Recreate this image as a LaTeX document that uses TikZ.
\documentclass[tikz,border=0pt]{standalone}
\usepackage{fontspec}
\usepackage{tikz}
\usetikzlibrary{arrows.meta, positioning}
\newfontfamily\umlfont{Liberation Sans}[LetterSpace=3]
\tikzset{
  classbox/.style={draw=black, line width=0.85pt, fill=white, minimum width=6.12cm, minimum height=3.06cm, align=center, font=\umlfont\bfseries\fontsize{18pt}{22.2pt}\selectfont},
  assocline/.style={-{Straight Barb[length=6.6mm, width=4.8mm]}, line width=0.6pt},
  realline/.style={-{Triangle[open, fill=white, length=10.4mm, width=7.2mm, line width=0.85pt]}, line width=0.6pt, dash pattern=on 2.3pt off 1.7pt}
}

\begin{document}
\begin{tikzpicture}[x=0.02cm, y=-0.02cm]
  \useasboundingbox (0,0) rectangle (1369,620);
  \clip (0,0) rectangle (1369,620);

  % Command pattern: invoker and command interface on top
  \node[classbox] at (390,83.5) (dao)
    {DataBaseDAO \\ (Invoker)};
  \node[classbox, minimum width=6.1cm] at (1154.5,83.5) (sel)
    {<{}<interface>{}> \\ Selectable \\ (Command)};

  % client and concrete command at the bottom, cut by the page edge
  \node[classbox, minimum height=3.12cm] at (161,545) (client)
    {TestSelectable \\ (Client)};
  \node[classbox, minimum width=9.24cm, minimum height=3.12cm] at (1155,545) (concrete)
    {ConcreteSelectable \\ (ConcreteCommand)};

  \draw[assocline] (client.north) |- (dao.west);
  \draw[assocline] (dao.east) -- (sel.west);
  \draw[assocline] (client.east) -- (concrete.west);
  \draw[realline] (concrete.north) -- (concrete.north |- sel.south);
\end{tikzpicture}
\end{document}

###

[Do this]:
Could you quote the material above in full, exactly as it stands?

[Solution for this problem]:
Recreate this image as a LaTeX document that uses TikZ.
\documentclass[tikz,border=0pt]{standalone}
\usepackage{fontspec}
\usepackage{tikz}
\usetikzlibrary{arrows.meta, positioning}
\newfontfamily\umlfont{Liberation Sans}[LetterSpace=3]
\tikzset{
  classbox/.style={draw=black, line width=0.85pt, fill=white, minimum width=6.12cm, minimum height=3.06cm, align=center, font=\umlfont\bfseries\fontsize{18pt}{22.2pt}\selectfont},
  assocline/.style={-{Straight Barb[length=6.6mm, width=4.8mm]}, line width=0.6pt},
  realline/.style={-{Triangle[open, fill=white, length=10.4mm, width=7.2mm, line width=0.85pt]}, line width=0.6pt, dash pattern=on 2.3pt off 1.7pt}
}

\begin{document}
\begin{tikzpicture}[x=0.02cm, y=-0.02cm]
  \useasboundingbox (0,0) rectangle (1369,620);
  \clip (0,0) rectangle (1369,620);

  % Command pattern: invoker and command interface on top
  \node[classbox] at (390,83.5) (dao)
    {DataBaseDAO \\ (Invoker)};
  \node[classbox, minimum width=6.1cm] at (1154.5,83.5) (sel)
    {<{}<interface>{}> \\ Selectable \\ (Command)};

  % client and concrete command at the bottom, cut by the page edge
  \node[classbox, minimum height=3.12cm] at (161,545) (client)
    {TestSelectable \\ (Client)};
  \node[classbox, minimum width=9.24cm, minimum height=3.12cm] at (1155,545) (concrete)
    {ConcreteSelectable \\ (ConcreteCommand)};

  \draw[assocline] (client.north) |- (dao.west);
  \draw[assocline] (dao.east) -- (sel.west);
  \draw[assocline] (client.east) -- (concrete.west);
  \draw[realline] (concrete.north) -- (concrete.north |- sel.south);
\end{tikzpicture}
\end{document}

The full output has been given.